A mind is a terrible thing...

I am still having a hard time wrapping my mind around racing, what it does to me. To my head. My greatest asset is my deadliest enemy. Every morning I open my mind to the possibilities of the universe and feed it positivity through prayer, affirmation and meditation. I sit here in front of this screen and feel quite sane. And yet I know all to well, that when between a starting line and finishing line, I will do everything possible to kill myself if only to finish a race.

So why is it that regardless of how fast or slow I am, I have this death wish? It's something I consider every day. I have talked to multiple doctors about it. "Just stop." How easy. How....simple. No silly race is worth months or a lifetime of recovery. And yet, I do not stop. I have not stopped.
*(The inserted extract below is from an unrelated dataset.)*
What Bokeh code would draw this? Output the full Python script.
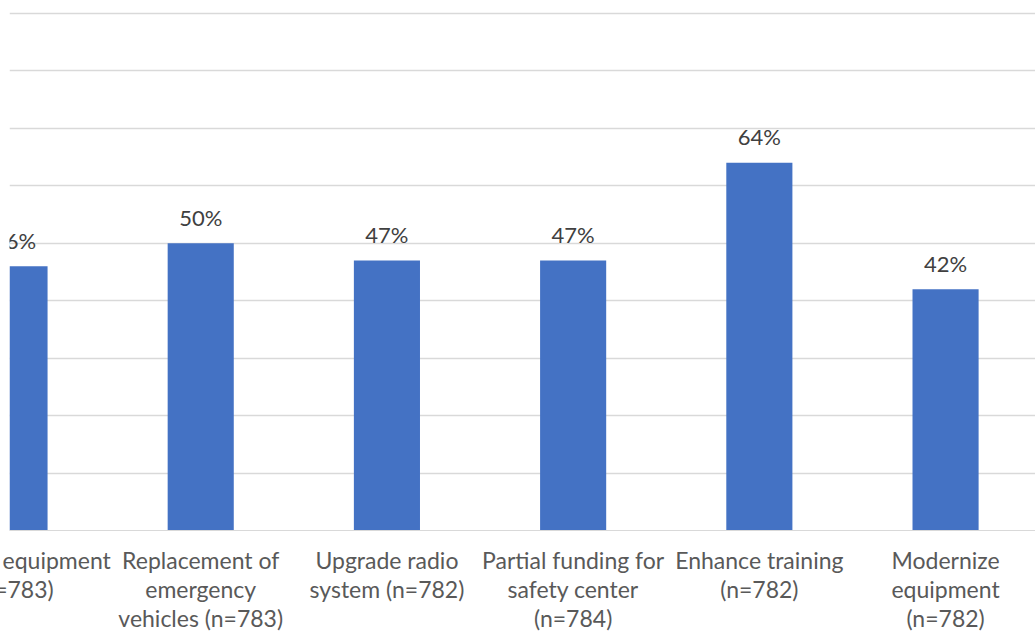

I still don't know if I can stop and listen to this rational, quite normal voice in my head.

Is it still okay to puke over my handlebars while I'm riding?
Is it still okay to puke while I run?
Is it still okay to push my heart rate into the 190's to catch someone in front of me?
Will I recognize the warning systems like, not urinating for hours, headaches, tremors, seizures, cramping, lack of breath, unable to bend my legs, pain in my lower back and torn ribs?
Will I still use trigger words to subconsciously unlock a place in my head where there is no time, space or pain, only extremely focused effort until the wheels fall off?
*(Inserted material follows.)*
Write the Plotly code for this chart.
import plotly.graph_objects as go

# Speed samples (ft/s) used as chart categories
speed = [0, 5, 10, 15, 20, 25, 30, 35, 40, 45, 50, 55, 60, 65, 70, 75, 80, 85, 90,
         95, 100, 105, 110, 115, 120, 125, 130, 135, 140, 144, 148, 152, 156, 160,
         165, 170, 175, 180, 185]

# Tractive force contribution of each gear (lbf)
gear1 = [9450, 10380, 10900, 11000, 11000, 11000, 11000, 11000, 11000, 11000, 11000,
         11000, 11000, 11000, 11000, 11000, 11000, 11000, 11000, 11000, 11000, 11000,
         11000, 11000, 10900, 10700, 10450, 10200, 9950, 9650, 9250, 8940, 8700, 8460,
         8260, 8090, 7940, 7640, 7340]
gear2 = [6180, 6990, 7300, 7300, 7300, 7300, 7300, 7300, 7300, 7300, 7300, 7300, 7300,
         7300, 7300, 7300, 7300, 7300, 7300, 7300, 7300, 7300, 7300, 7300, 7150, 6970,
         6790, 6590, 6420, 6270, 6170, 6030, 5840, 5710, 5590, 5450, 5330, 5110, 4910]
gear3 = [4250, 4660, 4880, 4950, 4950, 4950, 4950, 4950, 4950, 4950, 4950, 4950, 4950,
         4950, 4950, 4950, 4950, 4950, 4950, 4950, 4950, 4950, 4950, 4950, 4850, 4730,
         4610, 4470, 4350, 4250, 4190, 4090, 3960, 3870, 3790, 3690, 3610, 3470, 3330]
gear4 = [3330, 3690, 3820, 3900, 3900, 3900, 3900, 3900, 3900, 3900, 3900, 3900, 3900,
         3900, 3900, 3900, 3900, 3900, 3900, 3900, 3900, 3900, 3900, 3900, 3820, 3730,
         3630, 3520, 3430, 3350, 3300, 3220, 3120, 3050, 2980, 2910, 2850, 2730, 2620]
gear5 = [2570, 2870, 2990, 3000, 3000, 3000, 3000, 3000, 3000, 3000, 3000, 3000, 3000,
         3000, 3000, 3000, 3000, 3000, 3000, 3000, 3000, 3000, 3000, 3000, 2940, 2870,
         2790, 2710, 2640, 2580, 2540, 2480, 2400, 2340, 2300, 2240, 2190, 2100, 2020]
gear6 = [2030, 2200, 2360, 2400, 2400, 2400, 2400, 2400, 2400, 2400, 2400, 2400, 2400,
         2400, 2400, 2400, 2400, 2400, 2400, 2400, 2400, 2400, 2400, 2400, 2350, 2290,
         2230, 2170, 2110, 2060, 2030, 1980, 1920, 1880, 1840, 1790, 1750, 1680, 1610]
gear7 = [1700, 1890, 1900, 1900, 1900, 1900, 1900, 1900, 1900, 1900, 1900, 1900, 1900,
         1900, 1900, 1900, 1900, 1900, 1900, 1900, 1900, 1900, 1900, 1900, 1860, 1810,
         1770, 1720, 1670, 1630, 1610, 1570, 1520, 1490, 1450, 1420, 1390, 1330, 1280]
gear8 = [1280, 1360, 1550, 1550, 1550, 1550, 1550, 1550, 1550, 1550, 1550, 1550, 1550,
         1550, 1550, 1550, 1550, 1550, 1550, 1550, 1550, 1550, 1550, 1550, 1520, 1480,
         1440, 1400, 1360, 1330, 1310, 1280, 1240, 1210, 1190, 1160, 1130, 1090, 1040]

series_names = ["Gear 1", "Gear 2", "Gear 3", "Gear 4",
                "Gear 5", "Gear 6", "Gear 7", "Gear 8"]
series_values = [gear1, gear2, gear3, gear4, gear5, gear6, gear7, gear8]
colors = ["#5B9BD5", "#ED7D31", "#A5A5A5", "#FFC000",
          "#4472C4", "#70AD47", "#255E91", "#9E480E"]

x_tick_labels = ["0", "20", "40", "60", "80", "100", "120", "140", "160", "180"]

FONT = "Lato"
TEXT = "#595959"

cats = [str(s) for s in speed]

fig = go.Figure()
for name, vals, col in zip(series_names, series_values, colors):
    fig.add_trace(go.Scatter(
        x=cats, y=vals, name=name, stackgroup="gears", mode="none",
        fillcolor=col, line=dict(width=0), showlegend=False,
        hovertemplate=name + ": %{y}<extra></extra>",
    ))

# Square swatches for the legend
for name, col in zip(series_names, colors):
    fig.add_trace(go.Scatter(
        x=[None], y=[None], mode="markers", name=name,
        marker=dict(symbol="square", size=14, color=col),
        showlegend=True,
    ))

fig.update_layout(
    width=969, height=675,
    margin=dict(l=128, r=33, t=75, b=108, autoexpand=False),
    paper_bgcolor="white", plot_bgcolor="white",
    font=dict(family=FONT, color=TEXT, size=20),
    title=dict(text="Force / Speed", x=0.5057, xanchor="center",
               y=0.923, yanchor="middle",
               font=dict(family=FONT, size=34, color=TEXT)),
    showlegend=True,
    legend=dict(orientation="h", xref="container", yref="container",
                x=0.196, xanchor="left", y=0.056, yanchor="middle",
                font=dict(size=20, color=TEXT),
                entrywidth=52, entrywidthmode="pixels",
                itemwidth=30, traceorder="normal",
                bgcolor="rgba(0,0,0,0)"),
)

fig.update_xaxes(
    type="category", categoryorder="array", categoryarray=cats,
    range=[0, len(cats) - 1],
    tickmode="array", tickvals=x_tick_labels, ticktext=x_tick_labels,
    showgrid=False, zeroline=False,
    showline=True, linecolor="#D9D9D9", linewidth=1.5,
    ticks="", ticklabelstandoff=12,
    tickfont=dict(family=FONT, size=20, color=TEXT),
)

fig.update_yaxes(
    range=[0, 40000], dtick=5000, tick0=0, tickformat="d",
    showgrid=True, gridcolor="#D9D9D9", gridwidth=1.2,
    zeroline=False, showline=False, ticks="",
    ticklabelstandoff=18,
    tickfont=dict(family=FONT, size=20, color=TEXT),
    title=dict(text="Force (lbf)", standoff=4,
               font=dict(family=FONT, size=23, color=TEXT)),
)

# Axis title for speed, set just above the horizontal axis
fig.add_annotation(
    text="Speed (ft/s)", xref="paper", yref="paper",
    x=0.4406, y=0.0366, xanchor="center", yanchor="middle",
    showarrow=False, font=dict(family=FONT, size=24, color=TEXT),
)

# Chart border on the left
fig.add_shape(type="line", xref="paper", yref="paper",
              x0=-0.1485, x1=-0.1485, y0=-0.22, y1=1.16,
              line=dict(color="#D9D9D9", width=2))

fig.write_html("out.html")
Realize that I don't like pain, at all, but I can ignore it. I fractured my tibia with 12 miles left on the bike, in a triathlon. I got off and ran 6.2 miles in utter agony to finish the race. Though it was an Epic Fail, I pushed myself to the point of death in my last race, "He probably won't make it till sunrise," they told my wife in the ER, and yet here I am. Still recovering 13 months later.
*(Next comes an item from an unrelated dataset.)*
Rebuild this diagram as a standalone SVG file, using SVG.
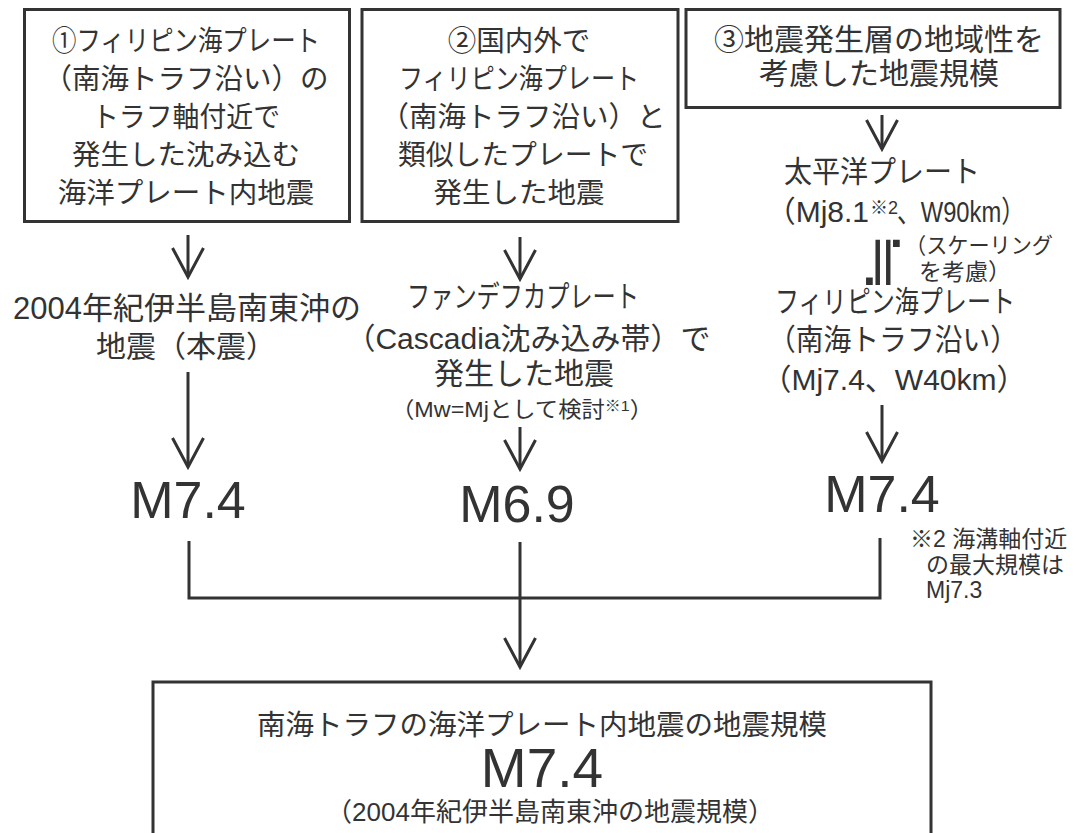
<svg xmlns="http://www.w3.org/2000/svg" width="1077" height="833" viewBox="0 0 1077 833">
<defs>
<style>
.tx{font-family:"Liberation Sans","Noto Sans CJK JP",sans-serif;fill:#333;text-anchor:middle}
.st{text-anchor:start}
.en{text-anchor:end}
.box{fill:#fff;stroke:#333;stroke-width:3}
.cn{fill:none;stroke:#333;stroke-width:3}
.b{font-size:28.5px}
.c{font-size:30px}
.m{font-size:52px}
.s{font-size:22px}
.n{font-size:23px}
</style>
<marker id="ah" viewBox="-32 -18 36 36" refX="0" refY="0" markerWidth="36" markerHeight="36" markerUnits="userSpaceOnUse" orient="auto">
<path d="M-29,-15.5 L0,0 L-29,15.5" fill="none" stroke="#333" stroke-width="3"/>
</marker>
</defs>
<rect width="1077" height="833" fill="#fff"/>

<g id="connectors">
<line class="cn" x1="188" y1="235" x2="188" y2="277" marker-end="url(#ah)"/>
<line class="cn" x1="188" y1="372" x2="188" y2="467" marker-end="url(#ah)"/>
<line class="cn" x1="520" y1="237" x2="520" y2="279" marker-end="url(#ah)"/>
<line class="cn" x1="520" y1="427" x2="520" y2="469" marker-end="url(#ah)"/>
<line class="cn" x1="882" y1="115" x2="882" y2="149" marker-end="url(#ah)"/>
<line class="cn" x1="882" y1="405" x2="882" y2="461" marker-end="url(#ah)"/>
<polyline class="cn" points="189,541 189,598 880,598 880,538"/>
<line class="cn" x1="520" y1="542" x2="520" y2="667" marker-end="url(#ah)"/>
</g>

<g id="box1">
<rect class="box" x="24.5" y="9.5" width="325" height="212"/>
<text class="tx b" x="186" y="51" textLength="268" lengthAdjust="spacingAndGlyphs">①フィリピン海プレート</text>
<text class="tx b" x="186" y="89">（南海トラフ沿い）の</text>
<text class="tx b" x="186" y="127" textLength="188" lengthAdjust="spacingAndGlyphs">トラフ軸付近で</text>
<text class="tx b" x="186" y="165">発生した沈み込む</text>
<text class="tx b" x="186" y="203">海洋プレート内地震</text>
</g>

<g id="box2">
<rect class="box" x="362" y="9.5" width="316" height="212"/>
<text class="tx b" x="519" y="51">②国内外で</text>
<text class="tx b" x="519" y="89" textLength="240" lengthAdjust="spacingAndGlyphs">フィリピン海プレート</text>
<text class="tx b" x="523" y="127">（南海トラフ沿い）と</text>
<text class="tx b" x="523" y="165" textLength="250" lengthAdjust="spacingAndGlyphs">類似したプレートで</text>
<text class="tx b" x="519" y="203">発生した地震</text>
</g>

<g id="box3">
<rect class="box" x="686" y="9.5" width="374" height="98"/>
<text class="tx c" x="879" y="50">③地震発生層の地域性を</text>
<text class="tx c" x="879" y="84">考慮した地震規模</text>
</g>

<g id="kii-quake">
<text class="tx" style="font-size:31px" x="187" y="319">2004年紀伊半島南東沖の</text>
<text class="tx c" x="186" y="357">地震（本震）</text>
</g>

<g id="m-col1">
<text class="tx m" x="188" y="518">M7.4</text>
</g>

<g id="juan-de-fuca">
<text class="tx c" x="523" y="307" textLength="232" lengthAdjust="spacingAndGlyphs">ファンデフカプレート</text>
<text class="tx c" x="528" y="349">（Cascadia沈み込み帯）で</text>
<text class="tx c" x="524" y="384">発生した地震</text>
<text class="tx s" x="522" y="417" textLength="262" lengthAdjust="spacingAndGlyphs">（Mw=Mjとして検討<tspan font-size="15" dy="-6">※1</tspan><tspan dy="6">）</tspan></text>
</g>

<g id="m-col2">
<text class="tx m" x="517" y="522">M6.9</text>
</g>

<g id="pacific">
<text class="tx c" x="882" y="182" textLength="196" lengthAdjust="spacingAndGlyphs">太平洋プレート</text>
<text class="tx c en" x="869" y="222">（Mj8.1</text>
<text class="tx st" style="font-size:18px" x="870" y="214">※2</text>
<text class="tx c st" x="897" y="222" textLength="128" lengthAdjust="spacingAndGlyphs">、W90km）</text>
</g>

<g id="scaling">
<text x="0" y="0" transform="translate(885,262) rotate(90) scale(1.2,0.9)" style="font-family:'DejaVu Sans',sans-serif;font-size:60px;fill:#333;text-anchor:middle;dominant-baseline:central">≒</text>
<text class="tx st s" x="905" y="253" textLength="148" lengthAdjust="spacingAndGlyphs">（スケーリング</text>
<text class="tx st n" x="919" y="280">を考慮）</text>
</g>

<g id="philippine">
<text class="tx c" x="895" y="312" textLength="240" lengthAdjust="spacingAndGlyphs">フィリピン海プレート</text>
<text class="tx c" x="893" y="350" textLength="250" lengthAdjust="spacingAndGlyphs">（南海トラフ沿い）</text>
<text class="tx c" x="894" y="390">（Mj7.4、W40km）</text>
</g>

<g id="m-col3">
<text class="tx m" x="882" y="512">M7.4</text>
</g>

<g id="note2">
<text class="tx st n" x="910" y="547">※2 海溝軸付近</text>
<text class="tx st n" x="926" y="573">の最大規模は</text>
<text class="tx st n" x="926" y="598">Mj7.3</text>
</g>

<g id="result">
<rect class="box" x="153" y="682" width="778" height="200"/>
<text class="tx b" x="542" y="735">南海トラフの海洋プレート内地震の地震規模</text>
<text class="tx" style="font-size:55px" x="542" y="787">M7.4</text>
<text class="tx" style="font-size:26px" x="550" y="821">（2004年紀伊半島南東沖の地震規模）</text>
</g>
</svg>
I consider that comment on a daily basis. I know that everyone else sees the absurdity and clarity of the statement. I see the letters, read the words, recognize the enormity of the sentence and yet still seek...something that I may never find, may never exist. I don't know what it is. So I think about it. Hoping it will come to me as it has I am quite sure clearly come to you.

I can't even mention some of the thoughts I have had this year regarding racing. It may horrify you. It horrifies me. Mentioning some of these to my closest friends they almost physically recoil in shock as if to say, "Have you learned nothing?"

I have learned mortality. I don't think I have mastered control. And that is what is going to determine my capacity to enter a race next year. I am only now trying to bend my will around the thought of racing in a context that does not involve pushing my physical limits to an absolute limit. To a finality.

To continue to want to race is a contradiction. But one I continue to ponder.



2 comments:

ShirleyPerly said...

Like many other addictions, it's tough to kick a habit. For most of my life, my greatest asset was being able to focus and sacrifice a lot of things in order to succeed at my career, things that most people probably would not (decent sleep, food, family/balanced life, money, material things, etc). I could get so much more done because I worked nearly all waking hours. Truly, I was on the fast track to success and also probably an early death.

Although some may say I've just traded one addiction for another (endurance sports), I think things are different. For one, I don't really have the genetics, youth or talent to excel in endurance sports so that keeps me from overdoing things too much. Work-wise, I now just do enough to feel useful and steer completely clear of anything that might suck me back down the old self-destructive path. It's taken years to be really comfortable with the new me and lots of saying 'no' to myself and others.

Best of luck managing those mind games, Comms. If anyone can do it, I know you can.

Mommymeepa said...

I cannot even begin to imagine what you are going through my friend. I will be praying for you.